Antigamente era normal um romancista passar três páginas
seguidas descrevendo o quarto de uma marquesa ou o estúdio de um artista. No
século 19 a pintura, o teatro e a ópera compensavam o lado não-visual da
literatura, e um leitor era capaz de visualizar colagens de objetos e paisagens
que afinal não estavam muito distante de sua experiência diária, mesmo vendo a
vida dos nobres à distância. O cinema, quando surgiu, demonstrou ser uma
espécie de teatro com o tempo narrativo e o tempo real tão manipuláveis quanto
os da literatura.
Um dos primeiros choques tradutórios que senti foi quando
comecei a ler S. S. Van Dine em inglês, depois de ter lido em tradução uma meia
dúzia de seus romances de crimes enigmáticos (The Benson Murder Case, etc.).
Tive um susto. Philo Vance, seu detetive, é um esnobe que gosta de discorrer
páginas inteiras sobre egiptologia ou história natural para avaliar a
importância de uma pista. Esses longos “infodumps”, ou entulhos de informação,
estavam conspicuamente ausentes das traduções de Monteiro Lobato, da Companhia
Editora Nacional. Lobato devia achar aquilo um saco e metia a tesoura, cortava
tudo. Os leitores que não gostam do dandismo de Van Dine, sua pose de J.-K.

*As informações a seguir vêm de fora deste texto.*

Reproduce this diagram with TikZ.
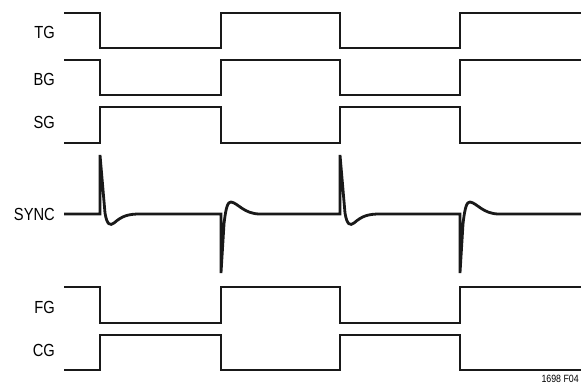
\documentclass[tikz,border=0pt]{standalone}
\usepackage{fontspec}
\setmainfont{Liberation Sans}[FakeStretch=0.84]
\begin{document}
\begin{tikzpicture}[
		x=1pt, y=-1pt,
		lbl/.style = {anchor=east, inner sep=0pt, font=\fontsize{17.5}{18}\selectfont},
		w/.style = {line width=2.8pt, line join=miter, black!90},
		]
		\useasboundingbox (0,0) rectangle (581,385);
		
		%Nodes
		\node[lbl]	(tg)	at	(55, 32)	{TG};
		\node[lbl]	(bg)	at	(55, 79)	{BG};
		\node[lbl]	(sg)	at	(55, 122)	{SG};
		\node[lbl]	(sync)	at	(55, 214)	{SYNC};
		\node[lbl]	(fg)	at	(55, 307)	{FG};
		\node[lbl]	(cg)	at	(55, 350)	{CG};
		\node[anchor=east, inner sep=0pt, font=\fontsize{10.5}{11}\selectfont]	(fig)	at	(579, 379)	{1698 F04};
		
		%Lines
		\draw[w]	(64, 13) -- (100, 13) -- (100, 48) -- (221, 48) -- (221, 13) -- (340, 13) -- (340, 48) -- (460, 48) -- (460, 13) -- (581, 13);
		\draw[w]	(64, 60) -- (100, 60) -- (100, 95) -- (221, 95) -- (221, 60) -- (340, 60) -- (340, 95) -- (460, 95) -- (460, 60) -- (581, 60);
		\draw[w]	(64, 143) -- (100, 143) -- (100, 107) -- (221, 107) -- (221, 143) -- (340, 143) -- (340, 107) -- (460, 107) -- (460, 143) -- (581, 143);
		\draw[w]	(64, 214) -- (100, 214) -- (100, 155) -- (105, 213) .. controls (107, 225) and (110, 226) .. (114, 223)
			.. controls (122, 216) and (128, 214) .. (140, 214) -- (221, 214) -- (221, 273) -- (224, 224)
			.. controls (226, 206) and (228, 202) .. (231, 202) .. controls (238, 203) and (244, 214) .. (260, 214)
			-- (340, 214) -- (340, 155) -- (345, 213) .. controls (347, 225) and (350, 226) .. (354, 223)
			.. controls (362, 216) and (368, 214) .. (380, 214) -- (460, 214) -- (460, 273) -- (463, 224)
			.. controls (465, 206) and (467, 202) .. (470, 202) .. controls (477, 203) and (483, 214) .. (499, 214) -- (581, 214);
		\draw[w]	(64, 287) -- (100, 287) -- (100, 323) -- (221, 323) -- (221, 287) -- (340, 287) -- (340, 323) -- (460, 323) -- (460, 287) -- (581, 287);
		\draw[w]	(64, 370) -- (100, 370) -- (100, 335) -- (221, 335) -- (221, 370) -- (340, 370) -- (340, 335) -- (460, 335) -- (460, 370) -- (581, 370);
	\end{tikzpicture}
\end{document}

Huysmans novaiorquino na década de 1930, podem muito bem ler as versões
lobatianas, mais enxutas, mais leves.
Como aliás dizem ser a tradução que Borges fez de “The
Purloined Letter” de Edgar Poe para uma das suas antologias. Em termos de
estilo Borges era o anti-Poe. Essa sua tradução pode ser um bom exemplo de
crítica praticada via tradução, não via ensaio. Traduzir, às vezes, é a nossa
chance de reescrever uma história que estilisticamente não nos agrada, e aí
cedemos à tentação de melhorar o original.
Lobato e Borges tomava essas liberdades porque eram
escritores traduzindo, e não tradutores de ofício. O tradutor de ofício e o
escritor sofrem as mesmas tentações, como a de melhorar o original; mas talvez
o escritor ceda com mais facilidade. Ressalvando sempre o bom senso das partes
envolvidas, o tradutor vê no autor do livro alguém ligeiramente superior a ele,
quando mais não seja pelo fato de que é o dono do texto original. Já um
escritor pensa: “Ora que diabo, estou traduzindo mas sou escritor também, vou
dar uma ajeitada nos parágrafos desse nobre colega.” O que é o mesmo que ir no museu e dizer: “Vou dar uma ajeitada no
nariz desta estátua, na perspectiva desse quadro.” Onde um tradutor sério passa uma noite inteira pesquisando e
sofrendo, um escritor às vezes não hesita em passar o rodo na estilosidade do
colega e seguir adiante, esfregando as mãos e assobiando. Ele diz que prefere
saber como salsicha é feita.
Um comentário:
Prezado,
Você sabe das dificuldades da tradução, muitas (ou todas) as vezes transliterar é pouco dado que cada cultura tem a sua língua. Não que o nosso português (pois existe o dos portugueses) seja pobre, é preciso "dar uma ajeitada" para uma melhor compreensão do texto. Somos um povo que gosta de explicar, talvez seja a tal da amabilidade, e isso transparece nas traduções.